Transcribe the data in full and exactly, omitting any pictures.

.....

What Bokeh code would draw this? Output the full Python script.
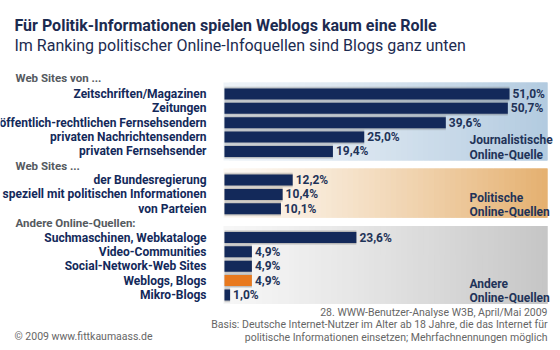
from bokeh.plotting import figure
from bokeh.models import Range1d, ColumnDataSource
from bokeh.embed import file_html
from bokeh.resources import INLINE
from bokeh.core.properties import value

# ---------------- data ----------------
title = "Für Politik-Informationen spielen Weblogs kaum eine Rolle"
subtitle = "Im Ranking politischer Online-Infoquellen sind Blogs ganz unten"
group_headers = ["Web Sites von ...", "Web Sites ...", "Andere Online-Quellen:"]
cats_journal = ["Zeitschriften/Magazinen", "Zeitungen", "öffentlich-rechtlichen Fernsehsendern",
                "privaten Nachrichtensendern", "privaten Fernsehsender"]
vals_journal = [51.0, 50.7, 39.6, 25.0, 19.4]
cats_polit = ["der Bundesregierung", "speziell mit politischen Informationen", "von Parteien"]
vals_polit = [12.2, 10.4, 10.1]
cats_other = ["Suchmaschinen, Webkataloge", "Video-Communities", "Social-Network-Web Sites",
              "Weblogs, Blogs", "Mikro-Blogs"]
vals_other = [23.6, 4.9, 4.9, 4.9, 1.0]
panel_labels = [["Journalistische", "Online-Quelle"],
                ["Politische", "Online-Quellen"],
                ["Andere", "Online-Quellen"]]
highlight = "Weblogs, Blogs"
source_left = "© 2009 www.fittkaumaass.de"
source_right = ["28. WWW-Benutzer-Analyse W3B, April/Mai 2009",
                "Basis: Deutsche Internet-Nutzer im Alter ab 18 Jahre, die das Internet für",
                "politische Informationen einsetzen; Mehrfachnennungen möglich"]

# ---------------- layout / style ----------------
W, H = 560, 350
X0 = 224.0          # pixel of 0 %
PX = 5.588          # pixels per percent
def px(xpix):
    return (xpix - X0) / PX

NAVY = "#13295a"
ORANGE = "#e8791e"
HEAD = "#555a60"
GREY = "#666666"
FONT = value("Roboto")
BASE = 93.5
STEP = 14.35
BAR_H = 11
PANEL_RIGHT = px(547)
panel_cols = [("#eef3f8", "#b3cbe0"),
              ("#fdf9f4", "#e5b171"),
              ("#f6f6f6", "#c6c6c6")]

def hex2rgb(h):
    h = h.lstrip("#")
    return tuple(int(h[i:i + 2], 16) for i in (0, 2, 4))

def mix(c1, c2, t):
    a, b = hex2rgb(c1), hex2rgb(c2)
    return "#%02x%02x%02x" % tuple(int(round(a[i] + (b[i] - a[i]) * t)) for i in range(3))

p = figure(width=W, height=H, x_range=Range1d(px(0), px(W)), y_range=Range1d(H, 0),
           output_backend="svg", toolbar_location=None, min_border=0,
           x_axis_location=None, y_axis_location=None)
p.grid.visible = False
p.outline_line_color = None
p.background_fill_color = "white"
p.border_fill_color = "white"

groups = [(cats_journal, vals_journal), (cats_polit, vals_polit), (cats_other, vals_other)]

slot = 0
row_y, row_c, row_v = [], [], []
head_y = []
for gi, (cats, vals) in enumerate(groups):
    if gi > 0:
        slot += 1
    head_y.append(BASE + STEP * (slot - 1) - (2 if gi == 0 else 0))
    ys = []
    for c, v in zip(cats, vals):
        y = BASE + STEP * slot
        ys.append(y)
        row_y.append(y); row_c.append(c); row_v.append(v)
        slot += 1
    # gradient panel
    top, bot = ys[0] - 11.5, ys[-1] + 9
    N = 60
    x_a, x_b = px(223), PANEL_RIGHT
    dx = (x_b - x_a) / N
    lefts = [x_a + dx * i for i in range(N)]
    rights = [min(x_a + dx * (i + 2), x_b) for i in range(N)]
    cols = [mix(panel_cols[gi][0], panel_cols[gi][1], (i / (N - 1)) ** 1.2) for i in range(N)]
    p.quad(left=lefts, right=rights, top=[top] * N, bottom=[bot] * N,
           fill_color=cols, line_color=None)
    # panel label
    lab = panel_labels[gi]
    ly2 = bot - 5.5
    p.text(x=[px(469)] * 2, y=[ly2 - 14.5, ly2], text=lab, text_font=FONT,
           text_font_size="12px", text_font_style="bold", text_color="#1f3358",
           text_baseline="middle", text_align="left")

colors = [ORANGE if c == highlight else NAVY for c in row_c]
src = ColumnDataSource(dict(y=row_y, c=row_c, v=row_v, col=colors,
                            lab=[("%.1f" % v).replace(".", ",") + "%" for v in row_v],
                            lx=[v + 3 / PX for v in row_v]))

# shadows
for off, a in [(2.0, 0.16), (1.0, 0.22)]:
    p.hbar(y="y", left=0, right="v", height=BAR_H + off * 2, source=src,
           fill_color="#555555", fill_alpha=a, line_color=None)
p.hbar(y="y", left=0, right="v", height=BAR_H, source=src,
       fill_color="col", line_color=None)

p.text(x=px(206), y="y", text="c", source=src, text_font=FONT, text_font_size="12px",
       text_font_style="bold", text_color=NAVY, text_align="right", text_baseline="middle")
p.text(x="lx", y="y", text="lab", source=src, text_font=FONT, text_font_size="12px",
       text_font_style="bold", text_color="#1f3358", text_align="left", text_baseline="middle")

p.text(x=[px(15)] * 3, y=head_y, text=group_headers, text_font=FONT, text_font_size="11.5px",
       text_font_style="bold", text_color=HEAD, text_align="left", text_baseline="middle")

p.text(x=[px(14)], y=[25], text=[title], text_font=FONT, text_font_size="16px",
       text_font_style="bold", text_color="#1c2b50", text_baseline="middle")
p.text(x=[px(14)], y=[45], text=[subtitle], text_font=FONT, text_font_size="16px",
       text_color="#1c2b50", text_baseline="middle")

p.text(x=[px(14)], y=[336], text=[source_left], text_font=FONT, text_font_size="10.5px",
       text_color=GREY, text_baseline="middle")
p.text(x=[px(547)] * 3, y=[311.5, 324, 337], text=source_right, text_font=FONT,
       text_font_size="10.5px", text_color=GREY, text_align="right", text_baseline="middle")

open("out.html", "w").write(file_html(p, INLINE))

.....

*Answer for the task*
What Bokeh code would draw this? Output the full Python script.
from bokeh.plotting import figure
from bokeh.models import Range1d, ColumnDataSource
from bokeh.embed import file_html
from bokeh.resources import INLINE
from bokeh.core.properties import value

# ---------------- data ----------------
title = "Für Politik-Informationen spielen Weblogs kaum eine Rolle"
subtitle = "Im Ranking politischer Online-Infoquellen sind Blogs ganz unten"
group_headers = ["Web Sites von ...", "Web Sites ...", "Andere Online-Quellen:"]
cats_journal = ["Zeitschriften/Magazinen", "Zeitungen", "öffentlich-rechtlichen Fernsehsendern",
                "privaten Nachrichtensendern", "privaten Fernsehsender"]
vals_journal = [51.0, 50.7, 39.6, 25.0, 19.4]
cats_polit = ["der Bundesregierung", "speziell mit politischen Informationen", "von Parteien"]
vals_polit = [12.2, 10.4, 10.1]
cats_other = ["Suchmaschinen, Webkataloge", "Video-Communities", "Social-Network-Web Sites",
              "Weblogs, Blogs", "Mikro-Blogs"]
vals_other = [23.6, 4.9, 4.9, 4.9, 1.0]
panel_labels = [["Journalistische", "Online-Quelle"],
                ["Politische", "Online-Quellen"],
                ["Andere", "Online-Quellen"]]
highlight = "Weblogs, Blogs"
source_left = "© 2009 www.fittkaumaass.de"
source_right = ["28. WWW-Benutzer-Analyse W3B, April/Mai 2009",
                "Basis: Deutsche Internet-Nutzer im Alter ab 18 Jahre, die das Internet für",
                "politische Informationen einsetzen; Mehrfachnennungen möglich"]

# ---------------- layout / style ----------------
W, H = 560, 350
X0 = 224.0          # pixel of 0 %
PX = 5.588          # pixels per percent
def px(xpix):
    return (xpix - X0) / PX

NAVY = "#13295a"
ORANGE = "#e8791e"
HEAD = "#555a60"
GREY = "#666666"
FONT = value("Roboto")
BASE = 93.5
STEP = 14.35
BAR_H = 11
PANEL_RIGHT = px(547)
panel_cols = [("#eef3f8", "#b3cbe0"),
              ("#fdf9f4", "#e5b171"),
              ("#f6f6f6", "#c6c6c6")]

def hex2rgb(h):
    h = h.lstrip("#")
    return tuple(int(h[i:i + 2], 16) for i in (0, 2, 4))

def mix(c1, c2, t):
    a, b = hex2rgb(c1), hex2rgb(c2)
    return "#%02x%02x%02x" % tuple(int(round(a[i] + (b[i] - a[i]) * t)) for i in range(3))

p = figure(width=W, height=H, x_range=Range1d(px(0), px(W)), y_range=Range1d(H, 0),
           output_backend="svg", toolbar_location=None, min_border=0,
           x_axis_location=None, y_axis_location=None)
p.grid.visible = False
p.outline_line_color = None
p.background_fill_color = "white"
p.border_fill_color = "white"

groups = [(cats_journal, vals_journal), (cats_polit, vals_polit), (cats_other, vals_other)]

slot = 0
row_y, row_c, row_v = [], [], []
head_y = []
for gi, (cats, vals) in enumerate(groups):
    if gi > 0:
        slot += 1
    head_y.append(BASE + STEP * (slot - 1) - (2 if gi == 0 else 0))
    ys = []
    for c, v in zip(cats, vals):
        y = BASE + STEP * slot
        ys.append(y)
        row_y.append(y); row_c.append(c); row_v.append(v)
        slot += 1
    # gradient panel
    top, bot = ys[0] - 11.5, ys[-1] + 9
    N = 60
    x_a, x_b = px(223), PANEL_RIGHT
    dx = (x_b - x_a) / N
    lefts = [x_a + dx * i for i in range(N)]
    rights = [min(x_a + dx * (i + 2), x_b) for i in range(N)]
    cols = [mix(panel_cols[gi][0], panel_cols[gi][1], (i / (N - 1)) ** 1.2) for i in range(N)]
    p.quad(left=lefts, right=rights, top=[top] * N, bottom=[bot] * N,
           fill_color=cols, line_color=None)
    # panel label
    lab = panel_labels[gi]
    ly2 = bot - 5.5
    p.text(x=[px(469)] * 2, y=[ly2 - 14.5, ly2], text=lab, text_font=FONT,
           text_font_size="12px", text_font_style="bold", text_color="#1f3358",
           text_baseline="middle", text_align="left")

colors = [ORANGE if c == highlight else NAVY for c in row_c]
src = ColumnDataSource(dict(y=row_y, c=row_c, v=row_v, col=colors,
                            lab=[("%.1f" % v).replace(".", ",") + "%" for v in row_v],
                            lx=[v + 3 / PX for v in row_v]))

# shadows
for off, a in [(2.0, 0.16), (1.0, 0.22)]:
    p.hbar(y="y", left=0, right="v", height=BAR_H + off * 2, source=src,
           fill_color="#555555", fill_alpha=a, line_color=None)
p.hbar(y="y", left=0, right="v", height=BAR_H, source=src,
       fill_color="col", line_color=None)

p.text(x=px(206), y="y", text="c", source=src, text_font=FONT, text_font_size="12px",
       text_font_style="bold", text_color=NAVY, text_align="right", text_baseline="middle")
p.text(x="lx", y="y", text="lab", source=src, text_font=FONT, text_font_size="12px",
       text_font_style="bold", text_color="#1f3358", text_align="left", text_baseline="middle")

p.text(x=[px(15)] * 3, y=head_y, text=group_headers, text_font=FONT, text_font_size="11.5px",
       text_font_style="bold", text_color=HEAD, text_align="left", text_baseline="middle")

p.text(x=[px(14)], y=[25], text=[title], text_font=FONT, text_font_size="16px",
       text_font_style="bold", text_color="#1c2b50", text_baseline="middle")
p.text(x=[px(14)], y=[45], text=[subtitle], text_font=FONT, text_font_size="16px",
       text_color="#1c2b50", text_baseline="middle")

p.text(x=[px(14)], y=[336], text=[source_left], text_font=FONT, text_font_size="10.5px",
       text_color=GREY, text_baseline="middle")
p.text(x=[px(547)] * 3, y=[311.5, 324, 337], text=source_right, text_font=FONT,
       text_font_size="10.5px", text_color=GREY, text_align="right", text_baseline="middle")

open("out.html", "w").write(file_html(p, INLINE))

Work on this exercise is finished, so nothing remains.